--- begin ---

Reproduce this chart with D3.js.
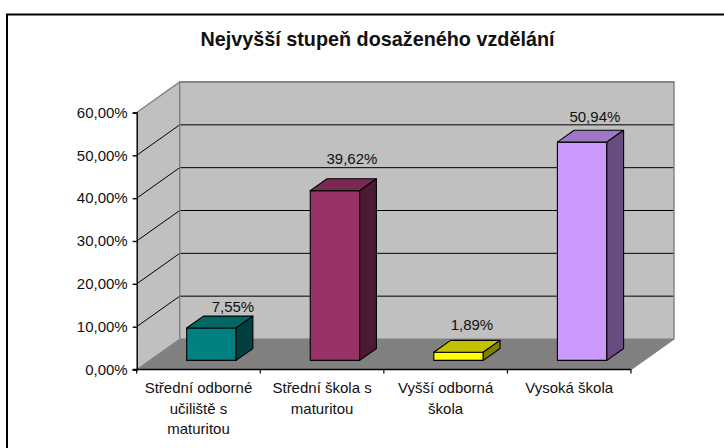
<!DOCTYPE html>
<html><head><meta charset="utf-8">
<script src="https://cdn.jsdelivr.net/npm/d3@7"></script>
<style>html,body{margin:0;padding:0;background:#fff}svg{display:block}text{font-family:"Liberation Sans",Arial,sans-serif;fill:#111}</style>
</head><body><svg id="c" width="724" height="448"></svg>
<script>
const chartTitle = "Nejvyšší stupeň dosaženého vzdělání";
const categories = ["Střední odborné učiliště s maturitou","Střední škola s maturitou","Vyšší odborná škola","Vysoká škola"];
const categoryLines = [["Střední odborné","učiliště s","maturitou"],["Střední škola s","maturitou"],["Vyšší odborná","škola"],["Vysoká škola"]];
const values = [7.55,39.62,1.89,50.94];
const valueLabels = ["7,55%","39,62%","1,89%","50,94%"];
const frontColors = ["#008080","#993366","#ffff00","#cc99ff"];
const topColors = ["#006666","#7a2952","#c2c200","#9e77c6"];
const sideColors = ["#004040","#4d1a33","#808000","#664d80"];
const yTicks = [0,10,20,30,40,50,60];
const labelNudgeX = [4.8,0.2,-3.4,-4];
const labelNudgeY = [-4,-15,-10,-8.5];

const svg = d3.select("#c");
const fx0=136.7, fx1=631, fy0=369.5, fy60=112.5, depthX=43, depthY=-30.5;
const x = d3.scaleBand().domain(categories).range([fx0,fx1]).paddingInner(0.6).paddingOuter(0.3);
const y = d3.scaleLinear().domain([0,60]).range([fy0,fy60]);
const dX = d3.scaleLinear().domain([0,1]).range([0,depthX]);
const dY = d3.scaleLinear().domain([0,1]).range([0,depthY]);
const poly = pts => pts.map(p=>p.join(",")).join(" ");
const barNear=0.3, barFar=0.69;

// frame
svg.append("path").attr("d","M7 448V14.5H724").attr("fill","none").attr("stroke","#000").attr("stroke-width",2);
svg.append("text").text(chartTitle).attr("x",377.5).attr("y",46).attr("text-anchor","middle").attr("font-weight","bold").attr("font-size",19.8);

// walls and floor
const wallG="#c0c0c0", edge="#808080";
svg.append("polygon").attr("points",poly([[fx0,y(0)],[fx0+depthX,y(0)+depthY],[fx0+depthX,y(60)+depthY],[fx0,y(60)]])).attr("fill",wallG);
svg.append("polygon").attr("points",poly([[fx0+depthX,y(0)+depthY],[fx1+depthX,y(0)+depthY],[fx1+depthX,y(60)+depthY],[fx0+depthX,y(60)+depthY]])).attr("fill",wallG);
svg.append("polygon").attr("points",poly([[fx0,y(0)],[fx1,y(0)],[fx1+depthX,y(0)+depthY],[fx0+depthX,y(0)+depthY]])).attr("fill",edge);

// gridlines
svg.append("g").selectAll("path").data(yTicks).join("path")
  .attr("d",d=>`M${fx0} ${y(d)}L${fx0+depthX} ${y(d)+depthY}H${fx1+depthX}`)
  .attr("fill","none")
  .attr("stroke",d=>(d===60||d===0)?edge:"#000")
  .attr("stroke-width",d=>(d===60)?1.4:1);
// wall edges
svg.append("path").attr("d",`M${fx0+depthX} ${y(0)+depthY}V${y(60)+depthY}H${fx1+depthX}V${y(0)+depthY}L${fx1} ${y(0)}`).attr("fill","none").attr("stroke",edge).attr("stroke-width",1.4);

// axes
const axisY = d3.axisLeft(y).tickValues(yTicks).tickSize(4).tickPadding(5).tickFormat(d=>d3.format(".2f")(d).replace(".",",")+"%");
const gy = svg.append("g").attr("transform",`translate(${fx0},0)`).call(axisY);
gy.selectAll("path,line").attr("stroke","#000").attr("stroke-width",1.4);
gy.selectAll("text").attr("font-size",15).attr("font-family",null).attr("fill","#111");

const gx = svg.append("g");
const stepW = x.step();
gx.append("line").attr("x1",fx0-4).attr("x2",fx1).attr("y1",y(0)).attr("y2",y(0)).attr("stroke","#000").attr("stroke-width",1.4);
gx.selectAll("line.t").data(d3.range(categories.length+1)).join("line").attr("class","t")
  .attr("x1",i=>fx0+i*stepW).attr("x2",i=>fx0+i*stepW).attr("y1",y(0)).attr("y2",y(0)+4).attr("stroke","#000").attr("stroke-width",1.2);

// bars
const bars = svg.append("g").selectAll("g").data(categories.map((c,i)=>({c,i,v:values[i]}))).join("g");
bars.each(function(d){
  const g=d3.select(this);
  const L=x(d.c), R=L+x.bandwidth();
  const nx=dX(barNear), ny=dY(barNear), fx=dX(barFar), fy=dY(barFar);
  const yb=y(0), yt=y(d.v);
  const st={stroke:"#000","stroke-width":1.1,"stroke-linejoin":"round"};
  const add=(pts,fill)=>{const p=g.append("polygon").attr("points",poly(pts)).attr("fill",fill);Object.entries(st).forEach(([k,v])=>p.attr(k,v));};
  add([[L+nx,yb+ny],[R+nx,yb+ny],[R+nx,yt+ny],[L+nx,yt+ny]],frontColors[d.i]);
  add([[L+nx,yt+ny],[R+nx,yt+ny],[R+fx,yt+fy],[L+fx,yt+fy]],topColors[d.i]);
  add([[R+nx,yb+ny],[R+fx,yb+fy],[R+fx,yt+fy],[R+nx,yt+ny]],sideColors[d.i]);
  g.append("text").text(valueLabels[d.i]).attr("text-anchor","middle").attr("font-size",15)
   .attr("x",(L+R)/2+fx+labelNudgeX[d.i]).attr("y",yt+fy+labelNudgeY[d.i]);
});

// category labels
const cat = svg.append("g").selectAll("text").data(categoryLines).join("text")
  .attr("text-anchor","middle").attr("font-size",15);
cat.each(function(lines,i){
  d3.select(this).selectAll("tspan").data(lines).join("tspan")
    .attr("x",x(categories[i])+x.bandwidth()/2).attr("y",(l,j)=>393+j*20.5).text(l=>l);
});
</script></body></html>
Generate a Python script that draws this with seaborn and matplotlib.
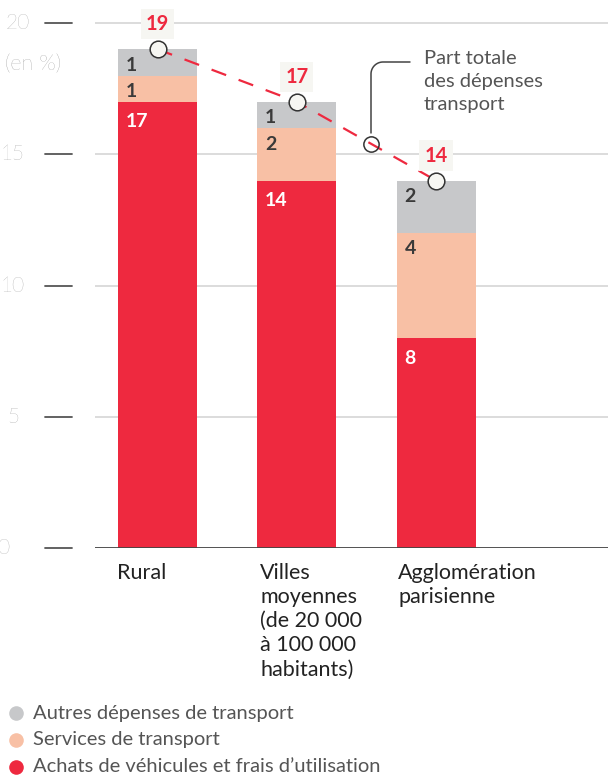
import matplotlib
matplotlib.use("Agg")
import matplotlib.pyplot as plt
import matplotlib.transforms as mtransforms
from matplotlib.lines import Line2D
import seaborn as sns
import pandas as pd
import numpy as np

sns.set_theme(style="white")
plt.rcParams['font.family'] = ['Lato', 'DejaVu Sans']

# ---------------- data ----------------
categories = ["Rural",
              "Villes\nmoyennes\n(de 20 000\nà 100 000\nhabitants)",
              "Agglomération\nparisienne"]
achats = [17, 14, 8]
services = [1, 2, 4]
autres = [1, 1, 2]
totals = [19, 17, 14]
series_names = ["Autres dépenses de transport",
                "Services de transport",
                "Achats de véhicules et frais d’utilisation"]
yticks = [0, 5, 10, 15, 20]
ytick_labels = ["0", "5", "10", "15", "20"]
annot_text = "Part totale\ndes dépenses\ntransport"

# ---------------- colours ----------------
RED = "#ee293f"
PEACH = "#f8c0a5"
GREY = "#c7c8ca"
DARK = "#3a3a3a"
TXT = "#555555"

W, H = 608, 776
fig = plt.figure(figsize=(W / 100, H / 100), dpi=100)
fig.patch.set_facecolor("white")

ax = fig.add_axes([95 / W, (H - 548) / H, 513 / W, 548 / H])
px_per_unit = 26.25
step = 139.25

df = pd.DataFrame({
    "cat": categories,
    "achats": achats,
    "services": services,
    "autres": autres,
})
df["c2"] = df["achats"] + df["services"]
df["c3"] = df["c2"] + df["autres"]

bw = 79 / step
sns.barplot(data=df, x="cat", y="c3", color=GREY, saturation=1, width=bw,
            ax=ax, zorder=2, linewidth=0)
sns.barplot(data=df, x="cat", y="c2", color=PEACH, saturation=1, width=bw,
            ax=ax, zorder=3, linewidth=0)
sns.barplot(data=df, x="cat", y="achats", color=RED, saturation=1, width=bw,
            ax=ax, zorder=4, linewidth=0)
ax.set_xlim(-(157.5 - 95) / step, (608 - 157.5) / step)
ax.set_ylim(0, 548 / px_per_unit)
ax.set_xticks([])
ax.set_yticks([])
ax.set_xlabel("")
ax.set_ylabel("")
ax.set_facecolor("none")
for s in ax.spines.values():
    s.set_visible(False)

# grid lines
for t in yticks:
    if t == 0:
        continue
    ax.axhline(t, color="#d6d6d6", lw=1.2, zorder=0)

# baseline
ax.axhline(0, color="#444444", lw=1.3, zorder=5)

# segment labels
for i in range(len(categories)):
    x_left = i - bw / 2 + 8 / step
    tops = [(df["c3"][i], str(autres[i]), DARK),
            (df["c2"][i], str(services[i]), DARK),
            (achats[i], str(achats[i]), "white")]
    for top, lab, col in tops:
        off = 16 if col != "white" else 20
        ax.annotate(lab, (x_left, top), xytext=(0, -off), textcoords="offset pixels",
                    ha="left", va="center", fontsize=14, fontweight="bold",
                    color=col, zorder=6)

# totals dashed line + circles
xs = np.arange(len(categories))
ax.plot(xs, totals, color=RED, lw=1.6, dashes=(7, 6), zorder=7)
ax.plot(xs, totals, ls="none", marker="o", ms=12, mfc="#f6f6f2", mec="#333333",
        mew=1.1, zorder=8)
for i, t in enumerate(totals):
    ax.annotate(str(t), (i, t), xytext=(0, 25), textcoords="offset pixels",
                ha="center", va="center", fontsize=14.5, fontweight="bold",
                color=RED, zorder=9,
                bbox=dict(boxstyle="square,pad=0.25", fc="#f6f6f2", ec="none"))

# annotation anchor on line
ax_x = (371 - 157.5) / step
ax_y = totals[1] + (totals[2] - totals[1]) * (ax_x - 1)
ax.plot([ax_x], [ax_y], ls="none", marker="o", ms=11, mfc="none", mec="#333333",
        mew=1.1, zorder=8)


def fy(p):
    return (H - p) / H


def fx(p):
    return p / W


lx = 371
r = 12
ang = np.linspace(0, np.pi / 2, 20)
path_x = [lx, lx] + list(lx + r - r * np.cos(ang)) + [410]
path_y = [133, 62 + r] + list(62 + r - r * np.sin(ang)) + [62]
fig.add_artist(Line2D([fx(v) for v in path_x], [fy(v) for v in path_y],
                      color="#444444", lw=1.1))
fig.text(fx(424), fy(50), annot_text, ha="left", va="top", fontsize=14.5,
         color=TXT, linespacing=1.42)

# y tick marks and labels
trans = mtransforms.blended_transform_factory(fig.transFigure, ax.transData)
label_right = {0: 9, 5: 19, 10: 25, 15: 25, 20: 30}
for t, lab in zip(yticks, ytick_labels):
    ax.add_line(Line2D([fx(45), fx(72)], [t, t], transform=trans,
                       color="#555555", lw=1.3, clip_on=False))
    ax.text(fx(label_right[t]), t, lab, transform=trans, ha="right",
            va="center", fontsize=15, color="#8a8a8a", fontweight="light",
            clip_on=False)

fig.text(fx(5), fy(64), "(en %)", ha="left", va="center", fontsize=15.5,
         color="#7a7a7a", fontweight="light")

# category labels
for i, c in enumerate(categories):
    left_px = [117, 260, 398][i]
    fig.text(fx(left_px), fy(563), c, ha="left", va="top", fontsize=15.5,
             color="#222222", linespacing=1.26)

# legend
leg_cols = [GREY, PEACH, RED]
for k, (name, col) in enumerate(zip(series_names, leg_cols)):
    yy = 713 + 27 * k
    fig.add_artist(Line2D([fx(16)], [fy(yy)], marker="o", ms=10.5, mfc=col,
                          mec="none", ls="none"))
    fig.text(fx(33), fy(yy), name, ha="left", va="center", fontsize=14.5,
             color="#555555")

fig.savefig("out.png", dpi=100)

--- end ---

Transcribe only the lines above that start at the line containing "Generate a Python" and end at the line containing "plt.rcParams['font.family'] = ['Lato', 'DejaVu". Omit pictures.

Generate a Python script that draws this with seaborn and matplotlib.
import matplotlib
matplotlib.use("Agg")
import matplotlib.pyplot as plt
import matplotlib.transforms as mtransforms
from matplotlib.lines import Line2D
import seaborn as sns
import pandas as pd
import numpy as np

sns.set_theme(style="white")
plt.rcParams['font.family'] = ['Lato', 'DejaVu Sans']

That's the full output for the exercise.